Unfortunately, Jesus knows that we can be defensive. We tend to be overly optimistic about our own self-awareness. Others can see us better than we see ourselves. There might need to be a secondary strategy in case we are not able to receive the feedback. In verse 16, Jesus says, “But if you are not listened to, take one or two others along with you, so that every word may be confirmed by the evidence of two or three witnesses.” In the secondary strategy, bring a couple other people to try to show us how our blind spots have hurt someone. The mirror is growing.
Jesus knows that it is hard to be convinced of something we can not see. Our internal feedback loops often are not enough to show us how we hurt others. He is trying to teach us to trust the feedback of those around us. He continues to expand the relational mirroring in our lives. After resisting feedback from the individual, the couple, we are invited to allow our spiritual community to show us the ways we can potentially violate those around us without knowing. I think this is what Paul means when he tells the church in Corinth that we are fully known by God but we see God and ourselves dimly. God, who fully knows us, uses the people around us to slowly heal us.
Finally, Jesus knows that we as adults often do not outgrow our toddler stubbornness. We simply develop sophisticated masks to hide our refusal to listen. Jesus says those that refuse to listen should be treated like those that the ancient community did not feel safe around, tax collectors and Gentiles. Jesus was connecting to their worldview. He was using an example of people that his audience kept at a distance. Perhaps the point here is that when we are unable to receive feedback from others on the ways we hurt those around us, we may not be safe to interact with.

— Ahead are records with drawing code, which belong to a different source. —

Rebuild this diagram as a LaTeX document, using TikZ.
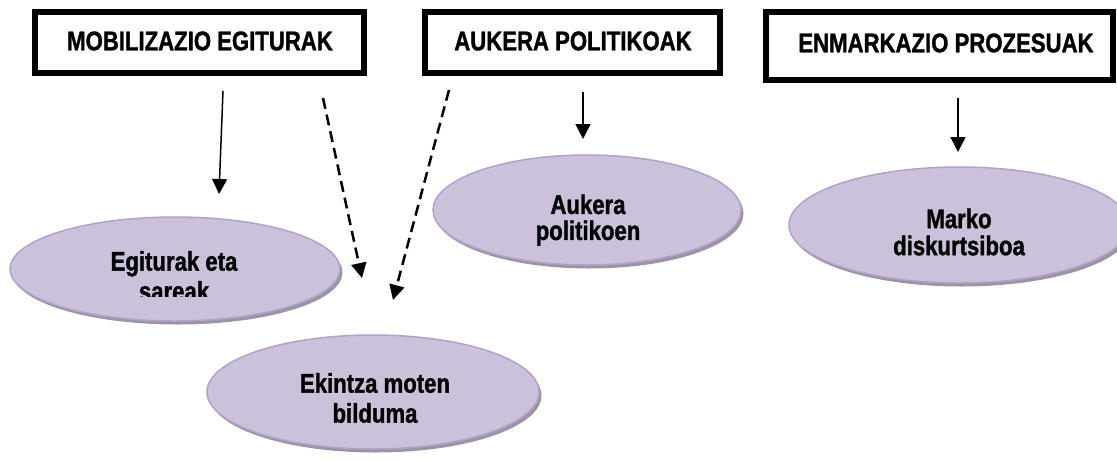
\documentclass[tikz,border=0pt]{standalone}
\usepackage{fontspec}
\setmainfont[FakeStretch=0.82, BoldFeatures={FakeBold=1.2}]{Liberation Sans}
\usetikzlibrary{arrows.meta,shapes.geometric,shadows}
\definecolor{efill}{HTML}{CCC1DA}
\definecolor{edraw}{HTML}{B3A2C7}
\definecolor{eshadow}{HTML}{9D93A8}
\tikzset{
  topbox/.style={draw=black, line width=6pt, fill=white, inner sep=0pt, rectangle},
  boxtext/.style={font=\fontsize{27}{30}\selectfont\bfseries, inner sep=0pt},
  oval/.style={ellipse, draw=edraw, line width=1.5pt, fill=efill, inner sep=0pt,
    drop shadow={shadow xshift=2.5pt, shadow yshift=-3.5pt, fill=eshadow, opacity=1}},
  ovaltext/.style={font=\fontsize{27}{30}\selectfont\bfseries, align=center, inner sep=0pt},
  solidarrow/.style={line width=1.5pt, -{Triangle[width=15pt,length=15pt]}},
  dasharrow/.style={line width=2.5pt, dash pattern=on 11pt off 6pt, -{Triangle[width=15pt,length=15pt]}},
}
\begin{document}
\begin{tikzpicture}[x=1pt,y=-1pt]
\useasboundingbox (0,0) rectangle (1117,459);
\clip (0,0) rectangle (1117,459);
% top boxes
\node[topbox, minimum width=329pt, minimum height=61pt] (b1) at (199.5,42.5) {};
\node[boxtext] (b1t) at (200,41) {MOBILIZAZIO EGITURAK};
\node[topbox, minimum width=295pt, minimum height=61pt] (b2) at (572.5,42.5) {};
\node[boxtext] (b2t) at (573,41) {AUKERA POLITIKOAK};
\node[topbox, minimum width=347pt, minimum height=68pt] (b3) at (939.5,46) {};
\node[boxtext] (b3t) at (946,43) {ENMARKAZIO PROZESUAK};
% ellipses
\node[oval, minimum width=330pt, minimum height=104pt] (e1) at (175,269) {};
\node[oval, minimum width=332pt, minimum height=114pt] (e2) at (373,392) {};
\node[oval, minimum width=308pt, minimum height=110pt] (e3) at (587,210) {};
\node[oval, minimum width=340pt, minimum height=116pt] (e4) at (959,225) {};
\begin{scope}
\clip (0,0) rectangle (1117,296);
\node[ovaltext] (t1) at (174,276) {Egiturak eta\\sareak};
\end{scope}
\node[ovaltext] (t2) at (375,398) {Ekintza moten\\bilduma};
\node[ovaltext, font=\fontsize{27}{26}\selectfont\bfseries] (t3) at (588,220) {Aukera\\politikoen};
\node[ovaltext, font=\fontsize{27}{27}\selectfont\bfseries] (t4) at (959,232) {Marko\\diskurtsiboa};
% connector end points
\coordinate (a1s) at (223,91);
\coordinate (a1e) at (219,194);
\coordinate (d1s) at (323,98);
\coordinate (d1e) at (362,278);
\coordinate (d2s) at (449,90);
\coordinate (d2e) at (393,300);
\coordinate (a3s) at (583,92);
\coordinate (a3e) at (583,139);
\coordinate (a4s) at (958,98);
\coordinate (a4e) at (958,152);
\draw[solidarrow] (a1s) -- (a1e);
\draw[dasharrow] (d1s) -- (d1e);
\draw[dasharrow] (d2s) -- (d2e);
\draw[solidarrow] (a3s) -- (a3e);
\draw[solidarrow] (a4s) -- (a4e);
\end{tikzpicture}
\end{document}
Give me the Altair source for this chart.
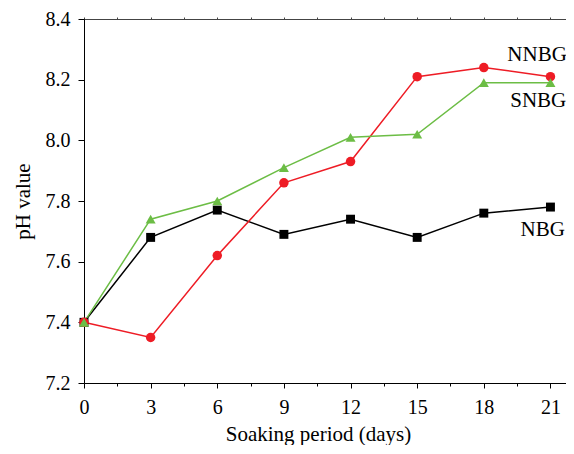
import altair as alt
import pandas as pd

days = [0, 3, 6, 9, 12, 15, 18, 21]
nbg = [7.40, 7.68, 7.77, 7.69, 7.74, 7.68, 7.76, 7.78]
nnbg = [7.40, 7.35, 7.62, 7.86, 7.93, 8.21, 8.24, 8.21]
snbg = [7.40, 7.74, 7.80, 7.91, 8.01, 8.02, 8.19, 8.19]

series_names = ["NBG", "NNBG", "SNBG"]
series_colors = ["#000000", "#ee1c25", "#6cbd45"]
series_shapes = ["square", "circle", "triangle-up"]

label_names = ["NNBG", "SNBG", "NBG"]
label_x = [20.4, 20.45, 20.65]
label_y = [8.28, 8.13, 7.705]

x_ticks = [0, 1.5, 3, 4.5, 6, 7.5, 9, 10.5, 12, 13.5, 15, 16.5, 18, 19.5, 21]
y_ticks = [7.2, 7.3, 7.4, 7.5, 7.6, 7.7, 7.8, 7.9, 8.0, 8.1, 8.2, 8.3, 8.4]

rows = []
for name, vals in zip(series_names, [nbg, nnbg, snbg]):
    for d, v in zip(days, vals):
        rows.append({"day": d, "pH": v, "series": name})
df = pd.DataFrame(rows)
labels = pd.DataFrame({"name": label_names, "x": label_x, "y": label_y})

FONT = "Liberation Serif"
xs = alt.Scale(domain=[0, 21.7], nice=False, zero=False)
ys = alt.Scale(domain=[7.2, 8.4], nice=False, zero=False)
color = alt.Color("series:N", scale=alt.Scale(domain=series_names, range=series_colors), legend=None)

x_minor_test = "datum.value % 3 !== 0"
y_minor_test = "round(datum.value * 10) % 2 !== 0"

x_axis = alt.Axis(values=x_ticks, title="Soaking period (days)", grid=False,
                  labelExpr="datum.value % 3 === 0 ? format(datum.value, 'd') : ''",
                  tickSize={"condition": {"test": x_minor_test, "value": 3}, "value": 5},
                  tickColor="black", domainColor="black", labelFont=FONT,
                  labelFontSize=20, labelColor="black", labelPadding=9, labelFlush=False,
                  titleFont=FONT, titleFontSize=21, titleFontWeight="normal", titleColor="black",
                  titlePadding=6, titleX=234, orient="bottom")
y_axis = alt.Axis(values=y_ticks, title="pH value", grid=False,
                  labelExpr="round(datum.value * 10) % 2 === 0 ? format(datum.value, '.1f') : ''",
                  tickSize={"condition": {"test": y_minor_test, "value": 3}, "value": 6},
                  tickColor="black", domainColor="black", labelFont=FONT,
                  labelFontSize=20, labelColor="black", labelPadding=8, labelFlush=False,
                  titleFont=FONT, titleFontSize=21, titleFontWeight="normal", titleColor="black",
                  titlePadding=12, orient="left")

lines = alt.Chart(df).mark_line(strokeWidth=1.5).encode(
    x=alt.X("day:Q", scale=xs, axis=x_axis),
    y=alt.Y("pH:Q", scale=ys, axis=y_axis),
    color=color,
    detail="series:N",
    order="day:Q",
)

points = alt.Chart(df).mark_point(filled=True, opacity=1).encode(
    x=alt.X("day:Q", scale=xs, axis=None),
    y=alt.Y("pH:Q", scale=ys),
    color=color,
    shape=alt.Shape("series:N", scale=alt.Scale(domain=series_names, range=series_shapes), legend=None),
    size=alt.Size("series:N", scale=alt.Scale(domain=series_names, range=[80, 100, 130]), legend=None),
)

texts = alt.Chart(labels).mark_text(font=FONT, fontSize=21, color="black").encode(
    x=alt.X("x:Q", scale=xs, axis=None),
    y=alt.Y("y:Q", scale=ys),
    text="name:N",
)

top = alt.Chart(df).mark_point(opacity=0).encode(
    x=alt.X("day:Q", scale=xs, axis=alt.Axis(values=x_ticks, labels=False, domain=True,
                                             domainColor="#444444", grid=False, title=None, tickSize=2,
                                             tickColor="#444444", orient="top")),
    y=alt.Y("pH:Q", scale=ys),
)

chart = alt.layer(lines, points, texts, top).resolve_axis(x="independent").properties(
    width=482, height=364,
    padding={"left": 76, "top": 11, "right": 0, "bottom": 62},
    autosize=alt.AutoSizeParams(type="none"),
).configure_view(stroke="#999999", strokeWidth=1)

chart.save("out.html", embed_options={"renderer": "svg", "actions": False})
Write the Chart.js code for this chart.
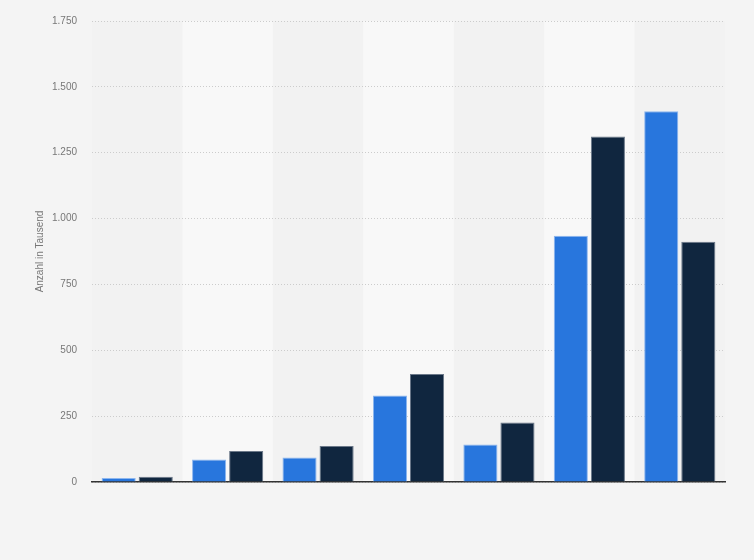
<!DOCTYPE html>
<html>
<head>
<meta charset="utf-8">
<script src="https://cdn.jsdelivr.net/npm/chart.js@4"></script>
<style>
  html, body { margin: 0; padding: 0; background: #f4f4f4; }
  #wrap { width: 754px; height: 560px; }
</style>
</head>
<body>
<div id="wrap"><canvas id="chart" width="754" height="560"></canvas></div>
<script>
// Categories have no visible labels in the reference
const categories = ['1', '2', '3', '4', '5', '6', '7'];
const seriesA = [15, 85, 93, 328, 142, 935, 1407];
const seriesB = [20, 118, 137, 410, 226, 1312, 912];
const yTicks = [0, 250, 500, 750, 1000, 1250, 1500, 1750];

// Alternating light bands behind every second category
const bandPlugin = {
    id: 'bands',
    beforeDraw(chart) {
        const { ctx, chartArea, scales } = chart;
        const x = scales.x;
        const step = x.getPixelForValue(1) - x.getPixelForValue(0);
        ctx.save();
        ctx.fillStyle = '#f2f2f2';
        ctx.fillRect(chartArea.left, chartArea.top, chartArea.right - chartArea.left, chartArea.bottom - chartArea.top);
        ctx.fillStyle = '#f8f8f8';
        categories.forEach((c, i) => {
            if (i % 2 === 1) {
                const cx = x.getPixelForValue(i);
                ctx.fillRect(cx - step / 2, chartArea.top, step, chartArea.bottom - chartArea.top);
            }
        });
        ctx.restore();
    }
};

new Chart(document.getElementById('chart').getContext('2d'), {
    type: 'bar',
    data: {
        labels: categories,
        datasets: [
            {
                data: seriesA,
                backgroundColor: '#2876dd',
                borderColor: '#8db6ee',
                borderWidth: 1,
                barPercentage: 0.92,
                categoryPercentage: 0.82
            },
            {
                data: seriesB,
                backgroundColor: '#10263f',
                borderColor: '#6b7889',
                borderWidth: 1,
                barPercentage: 0.92,
                categoryPercentage: 0.82
            }
        ]
    },
    options: {
        responsive: false,
        animation: false,
        layout: { padding: { left: 34, right: 29, top: 11.5, bottom: 78 } },
        plugins: {
            legend: { display: false },
            tooltip: { enabled: false }
        },
        scales: {
            x: {
                grid: { display: false, drawTicks: false },
                border: { display: true, color: '#333333', width: 1.5 },
                ticks: { display: false }
            },
            y: {
                min: 0,
                max: 1750,
                afterBuildTicks: axis => { axis.ticks = yTicks.map(v => ({ value: v })); },
                afterFit: axis => { axis.width = 58; },
                grid: { color: '#cccccc', drawTicks: false, lineWidth: 1 },
                border: { display: false, dash: [1, 2] },
                ticks: {
                    padding: 15,
                    color: '#777777',
                    font: { family: 'Liberation Sans', size: 10 },
                    callback: v => v.toLocaleString('de-DE')
                },
                title: {
                    display: true,
                    text: 'Anzahl in Tausend',
                    color: '#777777',
                    font: { family: 'Liberation Sans', size: 10 },
                    padding: { top: 0, bottom: 0 }
                }
            }
        }
    },
    plugins: [bandPlugin]
});
</script>
</body>
</html>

We often want God to heal us but resist healing that comes from those around us. We think that God will magically show us our blind spots if we close our eyes and pray hard enough. Unfortunately, our spiritual formation is more mundane than we imagine. Our healing can be more publicly embarrassing than we can handle. This is all to be healed by God, who is Love. Jesus says, in verse 18 “Truly I tell you, whatever you bind on earth will be bound in heaven, and whatever you loose on earth will be loosed in heaven. Again, truly I tell you, if two of you agree on earth about anything you ask, it will be done for you by my Father in heaven.” This process of having our violations mirrored back to us is as spiritual if not more than any sermon we listen to, song we sing or program we attend. This process of mirroring is heavenly.
The concluding phrase in verse 20 is one of the most quoted statements in 21st century American Christianity – “ For where two or three are gathered in my name, I am there among them.” This is often taken without the context of Jesus’ teaching. We think that when we gather with other religious people, God is among us. Since God is always present, this assumption is probably true. However, in the context of this teaching, Jesus is saying that when we are having our violations mirrored back to us, God is present in that process. We could say that where two to three are lovingly doing the work of mirroring, God is present in that space.